● Request
Your copy should be exact, beginning at the line containing "Give me the" and ending at the line containing "ax.fill(np.r_[279, xt], np.r_[207, yt], color=col, lw=0.3)", with both lines kept and every picture dropped.

>> START Working data

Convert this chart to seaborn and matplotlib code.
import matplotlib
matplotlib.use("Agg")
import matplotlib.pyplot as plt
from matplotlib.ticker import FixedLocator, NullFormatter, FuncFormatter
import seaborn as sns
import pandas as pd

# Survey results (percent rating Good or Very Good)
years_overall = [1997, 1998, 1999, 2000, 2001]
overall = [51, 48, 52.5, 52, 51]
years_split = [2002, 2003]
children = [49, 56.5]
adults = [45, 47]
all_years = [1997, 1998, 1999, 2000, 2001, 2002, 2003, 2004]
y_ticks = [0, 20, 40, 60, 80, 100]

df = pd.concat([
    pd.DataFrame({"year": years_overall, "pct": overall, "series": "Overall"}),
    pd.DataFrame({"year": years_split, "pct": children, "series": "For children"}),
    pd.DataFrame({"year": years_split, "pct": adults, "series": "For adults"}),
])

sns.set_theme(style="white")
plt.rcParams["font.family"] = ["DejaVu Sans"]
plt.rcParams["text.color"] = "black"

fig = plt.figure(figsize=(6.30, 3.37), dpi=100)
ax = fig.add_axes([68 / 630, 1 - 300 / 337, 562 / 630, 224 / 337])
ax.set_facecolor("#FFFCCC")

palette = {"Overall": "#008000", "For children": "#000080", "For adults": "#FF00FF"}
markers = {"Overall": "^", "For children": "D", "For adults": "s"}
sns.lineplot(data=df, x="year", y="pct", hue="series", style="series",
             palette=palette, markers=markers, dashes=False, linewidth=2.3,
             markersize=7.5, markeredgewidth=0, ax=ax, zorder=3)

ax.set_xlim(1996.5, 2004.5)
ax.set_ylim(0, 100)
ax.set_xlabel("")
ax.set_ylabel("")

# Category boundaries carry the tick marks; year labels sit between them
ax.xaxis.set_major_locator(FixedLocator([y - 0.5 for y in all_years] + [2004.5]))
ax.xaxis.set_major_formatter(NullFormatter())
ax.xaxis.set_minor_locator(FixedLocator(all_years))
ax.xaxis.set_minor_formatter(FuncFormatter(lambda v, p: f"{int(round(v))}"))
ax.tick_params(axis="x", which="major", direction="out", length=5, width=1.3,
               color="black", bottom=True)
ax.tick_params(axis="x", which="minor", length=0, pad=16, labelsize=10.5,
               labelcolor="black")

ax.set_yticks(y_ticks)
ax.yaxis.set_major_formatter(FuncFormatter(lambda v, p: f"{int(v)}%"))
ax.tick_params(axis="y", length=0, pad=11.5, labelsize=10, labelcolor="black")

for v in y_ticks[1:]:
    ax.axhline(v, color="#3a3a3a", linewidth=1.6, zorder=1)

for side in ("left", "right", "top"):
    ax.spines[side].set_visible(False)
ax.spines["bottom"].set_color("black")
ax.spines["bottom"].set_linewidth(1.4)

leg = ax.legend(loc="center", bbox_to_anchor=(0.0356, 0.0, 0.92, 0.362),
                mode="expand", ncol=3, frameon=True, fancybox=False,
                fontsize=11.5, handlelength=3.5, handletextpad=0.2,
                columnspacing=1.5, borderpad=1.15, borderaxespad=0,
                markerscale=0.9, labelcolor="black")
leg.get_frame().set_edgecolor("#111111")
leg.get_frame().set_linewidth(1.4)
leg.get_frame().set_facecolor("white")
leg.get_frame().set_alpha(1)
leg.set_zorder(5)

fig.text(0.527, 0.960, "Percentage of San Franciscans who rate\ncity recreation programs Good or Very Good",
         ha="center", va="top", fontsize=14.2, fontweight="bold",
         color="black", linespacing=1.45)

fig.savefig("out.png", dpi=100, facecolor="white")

>> END Working data
>> START Working data

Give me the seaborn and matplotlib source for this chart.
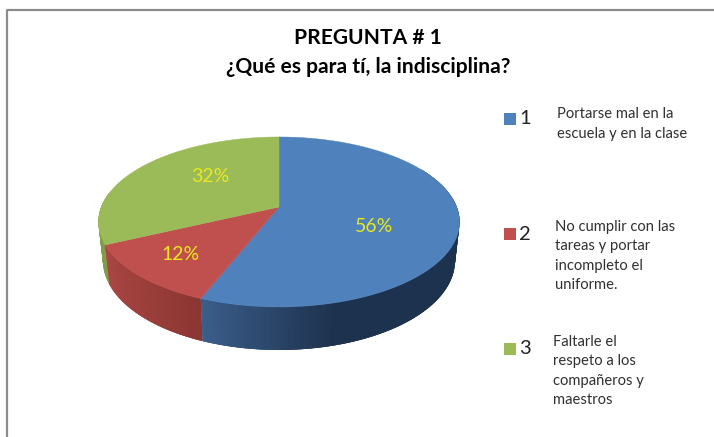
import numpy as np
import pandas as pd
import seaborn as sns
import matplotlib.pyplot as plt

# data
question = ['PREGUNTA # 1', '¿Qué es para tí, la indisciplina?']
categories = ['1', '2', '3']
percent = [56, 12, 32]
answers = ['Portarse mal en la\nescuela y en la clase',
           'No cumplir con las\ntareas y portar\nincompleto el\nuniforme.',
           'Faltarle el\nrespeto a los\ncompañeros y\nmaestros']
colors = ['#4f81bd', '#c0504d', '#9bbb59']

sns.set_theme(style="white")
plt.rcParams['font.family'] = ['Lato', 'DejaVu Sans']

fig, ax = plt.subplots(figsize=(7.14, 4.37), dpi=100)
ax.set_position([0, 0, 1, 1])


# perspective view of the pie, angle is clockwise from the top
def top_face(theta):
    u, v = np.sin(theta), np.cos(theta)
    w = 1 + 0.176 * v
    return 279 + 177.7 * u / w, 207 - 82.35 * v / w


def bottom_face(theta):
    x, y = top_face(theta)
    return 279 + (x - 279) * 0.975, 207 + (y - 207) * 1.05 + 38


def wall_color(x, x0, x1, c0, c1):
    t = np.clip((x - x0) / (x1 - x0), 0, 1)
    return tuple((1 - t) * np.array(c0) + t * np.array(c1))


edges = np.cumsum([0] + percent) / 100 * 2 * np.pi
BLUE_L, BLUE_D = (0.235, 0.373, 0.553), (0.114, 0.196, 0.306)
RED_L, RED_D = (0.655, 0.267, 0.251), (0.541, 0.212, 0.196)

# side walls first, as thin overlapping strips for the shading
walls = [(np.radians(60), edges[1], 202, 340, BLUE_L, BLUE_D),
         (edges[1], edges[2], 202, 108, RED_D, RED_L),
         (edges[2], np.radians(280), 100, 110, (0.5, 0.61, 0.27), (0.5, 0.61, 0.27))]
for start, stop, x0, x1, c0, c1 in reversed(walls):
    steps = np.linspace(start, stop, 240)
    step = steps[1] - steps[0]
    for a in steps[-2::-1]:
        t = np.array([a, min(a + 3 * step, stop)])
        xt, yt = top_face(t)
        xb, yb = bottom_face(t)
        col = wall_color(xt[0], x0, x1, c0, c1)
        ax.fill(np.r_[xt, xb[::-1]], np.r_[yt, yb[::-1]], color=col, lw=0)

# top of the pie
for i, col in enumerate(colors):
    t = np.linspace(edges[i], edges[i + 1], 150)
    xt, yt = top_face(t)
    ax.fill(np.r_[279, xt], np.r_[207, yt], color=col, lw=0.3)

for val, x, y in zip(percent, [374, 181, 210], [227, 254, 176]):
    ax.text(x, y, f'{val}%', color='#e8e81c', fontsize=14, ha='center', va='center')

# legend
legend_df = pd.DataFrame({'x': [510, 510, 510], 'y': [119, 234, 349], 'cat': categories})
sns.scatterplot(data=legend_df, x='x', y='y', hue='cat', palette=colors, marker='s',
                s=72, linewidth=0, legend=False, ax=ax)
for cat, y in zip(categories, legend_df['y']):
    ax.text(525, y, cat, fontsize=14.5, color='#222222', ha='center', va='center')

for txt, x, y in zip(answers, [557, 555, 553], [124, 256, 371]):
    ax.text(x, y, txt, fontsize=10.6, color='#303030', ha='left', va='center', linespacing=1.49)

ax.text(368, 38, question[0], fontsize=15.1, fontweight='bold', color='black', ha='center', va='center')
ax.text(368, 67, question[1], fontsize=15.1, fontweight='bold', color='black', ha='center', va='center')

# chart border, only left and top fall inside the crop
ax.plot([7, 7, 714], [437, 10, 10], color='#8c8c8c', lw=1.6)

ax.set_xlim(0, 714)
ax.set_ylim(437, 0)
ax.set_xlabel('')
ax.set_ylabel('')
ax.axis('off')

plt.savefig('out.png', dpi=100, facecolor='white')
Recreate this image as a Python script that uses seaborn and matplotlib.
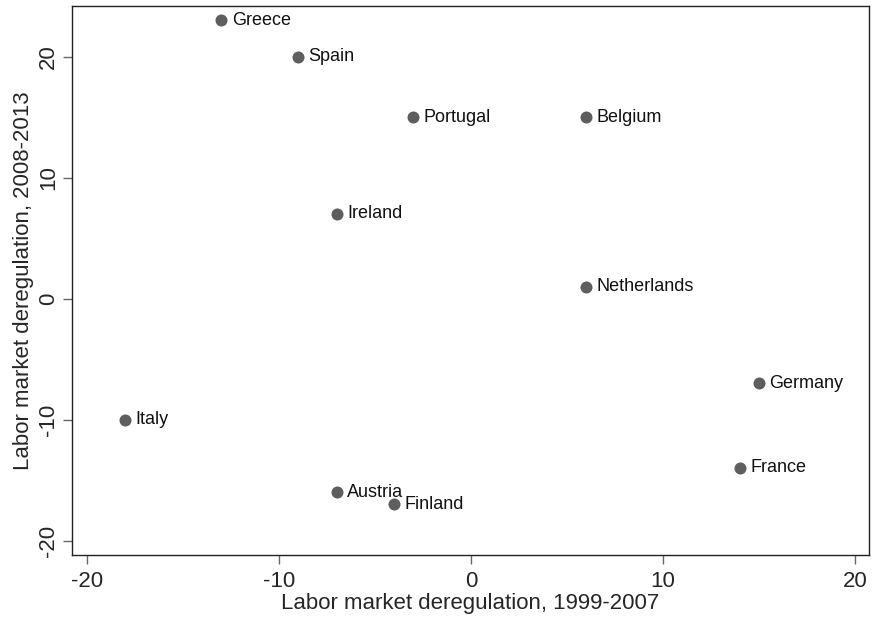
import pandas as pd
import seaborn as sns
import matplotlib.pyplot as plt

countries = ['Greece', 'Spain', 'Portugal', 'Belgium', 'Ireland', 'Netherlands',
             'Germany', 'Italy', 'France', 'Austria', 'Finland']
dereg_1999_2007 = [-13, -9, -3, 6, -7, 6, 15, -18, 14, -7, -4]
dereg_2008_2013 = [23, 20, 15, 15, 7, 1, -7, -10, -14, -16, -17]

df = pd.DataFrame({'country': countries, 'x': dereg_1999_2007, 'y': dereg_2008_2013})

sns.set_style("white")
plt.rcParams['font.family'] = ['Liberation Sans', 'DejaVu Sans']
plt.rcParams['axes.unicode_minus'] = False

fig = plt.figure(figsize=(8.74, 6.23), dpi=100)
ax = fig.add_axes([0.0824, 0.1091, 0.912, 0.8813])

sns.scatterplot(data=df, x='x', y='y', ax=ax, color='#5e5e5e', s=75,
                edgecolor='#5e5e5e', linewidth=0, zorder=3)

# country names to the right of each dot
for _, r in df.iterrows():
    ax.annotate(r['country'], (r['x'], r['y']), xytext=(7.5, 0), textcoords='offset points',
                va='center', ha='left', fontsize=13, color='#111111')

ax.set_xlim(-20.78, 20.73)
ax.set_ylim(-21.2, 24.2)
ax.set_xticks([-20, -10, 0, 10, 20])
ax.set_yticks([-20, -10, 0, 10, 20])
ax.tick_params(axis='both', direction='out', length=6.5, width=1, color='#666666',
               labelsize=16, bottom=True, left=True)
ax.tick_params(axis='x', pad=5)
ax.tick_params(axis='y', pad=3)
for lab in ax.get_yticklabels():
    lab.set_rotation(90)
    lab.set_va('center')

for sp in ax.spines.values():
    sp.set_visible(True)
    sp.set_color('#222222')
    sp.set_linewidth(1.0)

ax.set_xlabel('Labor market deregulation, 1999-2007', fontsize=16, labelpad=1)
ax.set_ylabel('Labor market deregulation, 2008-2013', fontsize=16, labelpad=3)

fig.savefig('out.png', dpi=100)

>> END Working data

● Written response
Give me the seaborn and matplotlib source for this chart.
import numpy as np
import pandas as pd
import seaborn as sns
import matplotlib.pyplot as plt

# data
question = ['PREGUNTA # 1', '¿Qué es para tí, la indisciplina?']
categories = ['1', '2', '3']
percent = [56, 12, 32]
answers = ['Portarse mal en la\nescuela y en la clase',
           'No cumplir con las\ntareas y portar\nincompleto el\nuniforme.',
           'Faltarle el\nrespeto a los\ncompañeros y\nmaestros']
colors = ['#4f81bd', '#c0504d', '#9bbb59']

sns.set_theme(style="white")
plt.rcParams['font.family'] = ['Lato', 'DejaVu Sans']

fig, ax = plt.subplots(figsize=(7.14, 4.37), dpi=100)
ax.set_position([0, 0, 1, 1])


# perspective view of the pie, angle is clockwise from the top
def top_face(theta):
    u, v = np.sin(theta), np.cos(theta)
    w = 1 + 0.176 * v
    return 279 + 177.7 * u / w, 207 - 82.35 * v / w


def bottom_face(theta):
    x, y = top_face(theta)
    return 279 + (x - 279) * 0.975, 207 + (y - 207) * 1.05 + 38


def wall_color(x, x0, x1, c0, c1):
    t = np.clip((x - x0) / (x1 - x0), 0, 1)
    return tuple((1 - t) * np.array(c0) + t * np.array(c1))


edges = np.cumsum([0] + percent) / 100 * 2 * np.pi
BLUE_L, BLUE_D = (0.235, 0.373, 0.553), (0.114, 0.196, 0.306)
RED_L, RED_D = (0.655, 0.267, 0.251), (0.541, 0.212, 0.196)

# side walls first, as thin overlapping strips for the shading
walls = [(np.radians(60), edges[1], 202, 340, BLUE_L, BLUE_D),
         (edges[1], edges[2], 202, 108, RED_D, RED_L),
         (edges[2], np.radians(280), 100, 110, (0.5, 0.61, 0.27), (0.5, 0.61, 0.27))]
for start, stop, x0, x1, c0, c1 in reversed(walls):
    steps = np.linspace(start, stop, 240)
    step = steps[1] - steps[0]
    for a in steps[-2::-1]:
        t = np.array([a, min(a + 3 * step, stop)])
        xt, yt = top_face(t)
        xb, yb = bottom_face(t)
        col = wall_color(xt[0], x0, x1, c0, c1)
        ax.fill(np.r_[xt, xb[::-1]], np.r_[yt, yb[::-1]], color=col, lw=0)

# top of the pie
for i, col in enumerate(colors):
    t = np.linspace(edges[i], edges[i + 1], 150)
    xt, yt = top_face(t)
    ax.fill(np.r_[279, xt], np.r_[207, yt], color=col, lw=0.3)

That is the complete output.